If you're up late, or if you have a tough time sleeping, or (most likely) if you're a golf nut, chances are you will be watching when, at 2:30 in the morning our time, an unknown American player strikes the first tee shot of the 38th Ryder Cup matches at Celtic Manor in Wales.
And by that point, every one of the 24 players from the United States and Europe, not to mention captains Corey Pavin and Colin Montgomerie, will be quite happy just to get the darn thing started.
Between the months of jockeying for team spots, the endless speculation about captain's picks and, most of all, the week full of ceremonial pomp that accompanies this incomparable event, it can drive any participant crazy.
Yet there's no denying the electricity the matches produce. More incredible golf shots are struck here, per capita, than at any tournament you could think of. It's amazing how maximum pressure can lead to maximum performance.
But what of the 2010 matches? The plot lines fascinate, regardless of which side you want to win.

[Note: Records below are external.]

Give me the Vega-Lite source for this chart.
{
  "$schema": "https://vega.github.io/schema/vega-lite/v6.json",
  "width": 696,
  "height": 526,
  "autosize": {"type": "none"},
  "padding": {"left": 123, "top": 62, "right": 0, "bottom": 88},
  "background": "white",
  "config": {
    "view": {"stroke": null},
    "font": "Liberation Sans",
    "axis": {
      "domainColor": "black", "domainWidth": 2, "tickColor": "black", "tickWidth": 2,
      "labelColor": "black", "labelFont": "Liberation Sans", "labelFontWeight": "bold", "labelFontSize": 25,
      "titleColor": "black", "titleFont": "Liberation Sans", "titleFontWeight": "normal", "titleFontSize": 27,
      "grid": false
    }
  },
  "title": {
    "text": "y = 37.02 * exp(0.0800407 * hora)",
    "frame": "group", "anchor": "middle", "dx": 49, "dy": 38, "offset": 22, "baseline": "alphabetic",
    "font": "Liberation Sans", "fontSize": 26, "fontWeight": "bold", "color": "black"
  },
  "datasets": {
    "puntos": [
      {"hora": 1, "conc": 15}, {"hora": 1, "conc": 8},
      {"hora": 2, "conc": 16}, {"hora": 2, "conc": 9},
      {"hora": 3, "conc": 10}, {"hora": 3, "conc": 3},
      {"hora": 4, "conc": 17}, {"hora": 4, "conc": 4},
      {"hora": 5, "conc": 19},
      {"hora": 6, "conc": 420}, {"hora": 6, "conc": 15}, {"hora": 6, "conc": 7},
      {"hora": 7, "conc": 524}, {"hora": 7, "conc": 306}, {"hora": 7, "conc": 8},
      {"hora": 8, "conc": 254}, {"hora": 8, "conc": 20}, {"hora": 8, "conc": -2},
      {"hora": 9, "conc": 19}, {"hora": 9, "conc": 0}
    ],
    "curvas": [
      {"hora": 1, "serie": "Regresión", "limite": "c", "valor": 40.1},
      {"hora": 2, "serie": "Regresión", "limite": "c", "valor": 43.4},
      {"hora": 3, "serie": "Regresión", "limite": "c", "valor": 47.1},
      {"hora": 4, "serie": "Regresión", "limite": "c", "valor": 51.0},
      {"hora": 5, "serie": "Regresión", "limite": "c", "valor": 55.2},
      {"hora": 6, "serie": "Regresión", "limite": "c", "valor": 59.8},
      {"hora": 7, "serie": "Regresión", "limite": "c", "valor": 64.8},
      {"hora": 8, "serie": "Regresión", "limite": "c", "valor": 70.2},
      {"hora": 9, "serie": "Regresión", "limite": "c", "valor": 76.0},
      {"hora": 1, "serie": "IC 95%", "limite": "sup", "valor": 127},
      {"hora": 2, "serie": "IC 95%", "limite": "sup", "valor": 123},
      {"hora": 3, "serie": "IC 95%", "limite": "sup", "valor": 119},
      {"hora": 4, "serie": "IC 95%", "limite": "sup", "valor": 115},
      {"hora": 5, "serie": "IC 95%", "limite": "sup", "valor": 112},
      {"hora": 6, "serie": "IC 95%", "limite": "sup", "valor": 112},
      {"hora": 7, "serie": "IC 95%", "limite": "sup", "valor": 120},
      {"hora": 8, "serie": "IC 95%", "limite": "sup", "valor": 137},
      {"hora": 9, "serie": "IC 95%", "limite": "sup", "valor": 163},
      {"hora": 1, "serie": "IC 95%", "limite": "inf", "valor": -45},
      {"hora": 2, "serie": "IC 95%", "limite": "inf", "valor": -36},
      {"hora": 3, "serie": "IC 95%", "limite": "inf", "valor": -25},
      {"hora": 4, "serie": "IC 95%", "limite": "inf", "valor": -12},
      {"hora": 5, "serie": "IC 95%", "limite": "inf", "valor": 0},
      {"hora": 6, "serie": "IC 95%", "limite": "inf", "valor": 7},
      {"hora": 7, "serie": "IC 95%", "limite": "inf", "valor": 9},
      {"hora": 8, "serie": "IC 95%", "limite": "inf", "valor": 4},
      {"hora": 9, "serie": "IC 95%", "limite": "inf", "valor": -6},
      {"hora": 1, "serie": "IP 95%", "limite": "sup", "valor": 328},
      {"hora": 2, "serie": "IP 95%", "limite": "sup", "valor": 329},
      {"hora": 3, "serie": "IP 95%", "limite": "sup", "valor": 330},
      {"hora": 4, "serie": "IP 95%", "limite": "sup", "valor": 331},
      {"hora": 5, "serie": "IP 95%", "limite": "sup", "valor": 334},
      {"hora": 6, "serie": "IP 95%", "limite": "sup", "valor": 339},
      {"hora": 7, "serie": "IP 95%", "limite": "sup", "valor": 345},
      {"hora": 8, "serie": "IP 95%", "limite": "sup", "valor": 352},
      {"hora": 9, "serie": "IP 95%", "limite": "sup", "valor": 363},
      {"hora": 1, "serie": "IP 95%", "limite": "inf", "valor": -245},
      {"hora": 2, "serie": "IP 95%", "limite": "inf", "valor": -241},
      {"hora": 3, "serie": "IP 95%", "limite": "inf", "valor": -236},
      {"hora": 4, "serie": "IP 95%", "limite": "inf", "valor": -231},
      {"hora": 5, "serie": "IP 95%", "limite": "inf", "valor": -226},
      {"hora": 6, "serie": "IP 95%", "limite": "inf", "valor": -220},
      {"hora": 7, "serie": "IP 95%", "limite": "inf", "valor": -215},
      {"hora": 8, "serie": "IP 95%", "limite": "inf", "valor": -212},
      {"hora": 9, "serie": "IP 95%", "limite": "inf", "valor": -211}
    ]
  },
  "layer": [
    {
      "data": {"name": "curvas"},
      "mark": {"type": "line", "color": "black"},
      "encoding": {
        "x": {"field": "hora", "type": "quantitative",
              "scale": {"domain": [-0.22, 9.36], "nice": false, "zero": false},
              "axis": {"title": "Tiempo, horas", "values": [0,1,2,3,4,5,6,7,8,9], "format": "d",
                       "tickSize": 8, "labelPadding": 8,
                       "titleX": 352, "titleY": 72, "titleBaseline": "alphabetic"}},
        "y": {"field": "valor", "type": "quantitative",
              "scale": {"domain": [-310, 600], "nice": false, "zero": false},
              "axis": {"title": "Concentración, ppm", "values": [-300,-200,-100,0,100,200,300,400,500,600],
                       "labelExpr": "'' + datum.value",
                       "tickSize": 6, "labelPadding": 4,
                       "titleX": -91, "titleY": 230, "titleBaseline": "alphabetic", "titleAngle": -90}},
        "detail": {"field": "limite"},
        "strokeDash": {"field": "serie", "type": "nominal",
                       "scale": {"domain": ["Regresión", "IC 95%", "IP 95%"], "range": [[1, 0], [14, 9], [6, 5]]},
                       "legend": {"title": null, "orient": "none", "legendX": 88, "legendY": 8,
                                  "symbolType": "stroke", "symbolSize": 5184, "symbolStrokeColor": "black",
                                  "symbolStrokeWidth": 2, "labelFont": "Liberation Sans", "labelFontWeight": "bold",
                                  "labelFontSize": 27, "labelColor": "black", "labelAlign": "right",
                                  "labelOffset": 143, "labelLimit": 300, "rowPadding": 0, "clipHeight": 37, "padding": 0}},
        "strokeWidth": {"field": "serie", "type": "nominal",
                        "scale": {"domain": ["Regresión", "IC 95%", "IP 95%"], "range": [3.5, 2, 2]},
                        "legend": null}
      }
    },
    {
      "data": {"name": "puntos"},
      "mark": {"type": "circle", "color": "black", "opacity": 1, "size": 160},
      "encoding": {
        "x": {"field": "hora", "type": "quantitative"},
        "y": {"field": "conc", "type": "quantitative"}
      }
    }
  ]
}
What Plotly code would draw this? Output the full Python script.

America won this thing two years ago at Valhalla without Tiger Woods, and the only reason he's here now is because Pavin really didn't have better alternatives once the top eight automatic qualifiers were settled. An extra week of practice might help, but Pavin has already indicated that he'll bench Tiger (who actually has a losing Ryder Cup record) if he's not at optimum level.
This means the other U.S. veterans - Phil Mickelson, Jim Furyk, Stewart Cink, Hunter Mahan and Steve Stricker, all of whom were at Valhalla - must be ready to lead. Zach Johnson is counted on, too, as a steady, even-keeled presence.
The Yanks have five Ryder Cup first-timers. Dustin Johnson is playing best and has moved past his major traumas. Bubba Watson possesses ungodly length, and he could pair with pal Rickie Fowler, at 22 the youngest team member. Jeff Overton might not see much action, but Matt Kuchar, the steadiest player on the PGA Tour this year, could play five matches.